One such attempt is reflected in Haeseller U.S. Pat. Nos. 1,240,708, and 1,240,709, each of which is hereby incorporated by reference herein as though fully set forth hereat. A valve cage is mounted in a valve cage pocket on the side of the casing of a pneumatic percussive tool. A ball in the valve cage rolls back and forth in a chamber between two ports. The ports are in the side of the chamber, not at its opposed ends. A tight seal would require the ball to move laterally into the side ports. Without a tight seal, the valve would be inefficient or inoperative depending on how much leakage occurs. The ball and valve cage appear to be metallic. Hartman et al. U.S. Pat. No. 5,930,899, which is hereby incorporated by reference herein as though fully set forth hereat, discloses a pneumatic scraping tool wherein valving is accomplished by a ball that moves back and forth in a cylindrical bore. At one end of its travel the ball seats on an o-ring that is generally concentric with the longitudinal axis of the cylindrical bore. There is no o-ring at the other end of the ball's travel.

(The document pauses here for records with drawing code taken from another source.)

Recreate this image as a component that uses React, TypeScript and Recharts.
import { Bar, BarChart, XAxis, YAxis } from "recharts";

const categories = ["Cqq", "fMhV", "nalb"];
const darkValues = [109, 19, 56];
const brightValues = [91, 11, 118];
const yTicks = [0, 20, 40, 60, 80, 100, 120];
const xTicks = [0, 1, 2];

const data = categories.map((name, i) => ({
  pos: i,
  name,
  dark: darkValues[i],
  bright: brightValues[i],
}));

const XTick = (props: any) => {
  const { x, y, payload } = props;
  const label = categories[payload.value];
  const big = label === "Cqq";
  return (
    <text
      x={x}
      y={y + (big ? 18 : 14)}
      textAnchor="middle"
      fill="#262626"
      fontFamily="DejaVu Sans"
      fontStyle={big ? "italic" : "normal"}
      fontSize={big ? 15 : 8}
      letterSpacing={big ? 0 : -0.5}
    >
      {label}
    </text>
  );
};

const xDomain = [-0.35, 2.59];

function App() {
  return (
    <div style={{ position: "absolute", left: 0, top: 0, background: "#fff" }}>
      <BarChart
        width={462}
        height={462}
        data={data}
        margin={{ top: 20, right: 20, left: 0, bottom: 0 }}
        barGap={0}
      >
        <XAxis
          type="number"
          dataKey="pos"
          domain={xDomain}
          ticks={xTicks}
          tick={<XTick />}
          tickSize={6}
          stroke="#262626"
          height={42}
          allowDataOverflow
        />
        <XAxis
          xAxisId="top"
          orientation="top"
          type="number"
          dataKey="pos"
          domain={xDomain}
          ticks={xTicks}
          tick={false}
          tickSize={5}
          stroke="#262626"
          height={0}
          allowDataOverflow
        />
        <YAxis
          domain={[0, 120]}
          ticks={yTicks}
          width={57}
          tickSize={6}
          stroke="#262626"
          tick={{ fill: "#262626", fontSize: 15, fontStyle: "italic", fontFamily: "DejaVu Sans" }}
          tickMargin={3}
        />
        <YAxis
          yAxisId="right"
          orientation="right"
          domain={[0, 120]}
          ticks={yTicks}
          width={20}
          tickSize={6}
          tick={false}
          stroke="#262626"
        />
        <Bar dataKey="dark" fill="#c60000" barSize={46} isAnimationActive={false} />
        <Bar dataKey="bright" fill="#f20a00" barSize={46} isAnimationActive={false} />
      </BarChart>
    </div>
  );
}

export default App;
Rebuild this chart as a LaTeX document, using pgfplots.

Still other attempts are reflected in other prior patents, including, for example, Hartman et al. U.S. Pat. No. 5,930,899 (ball valve in which a ball is seated at one end of its travel by contact with an O-ring, but other ports appear to be sealed by metal to metal contact with the moveable ball); Koudelka, U.S. Pat. No. 5,183,121 (spring loaded ball engages a plastic seat); Curington U.S. Pat. No. 4,146,097 (a check valve ball engages a conical seat at one end of its travel, with the ball and seat apparently being metal); Hoffman U.S. Pat. No. 4,466,851 (a ball rolls back and forth between seats with both the ball and the seats apparently being metal); and Nelson et al. U.S. Pat. No. 4,416,338 (what appears to be a metal ball rolls between the ends of a chamber, one end of which includes an O-ring seat for the ball), each of which is hereby incorporated herein by reference as though fully set forth hereat.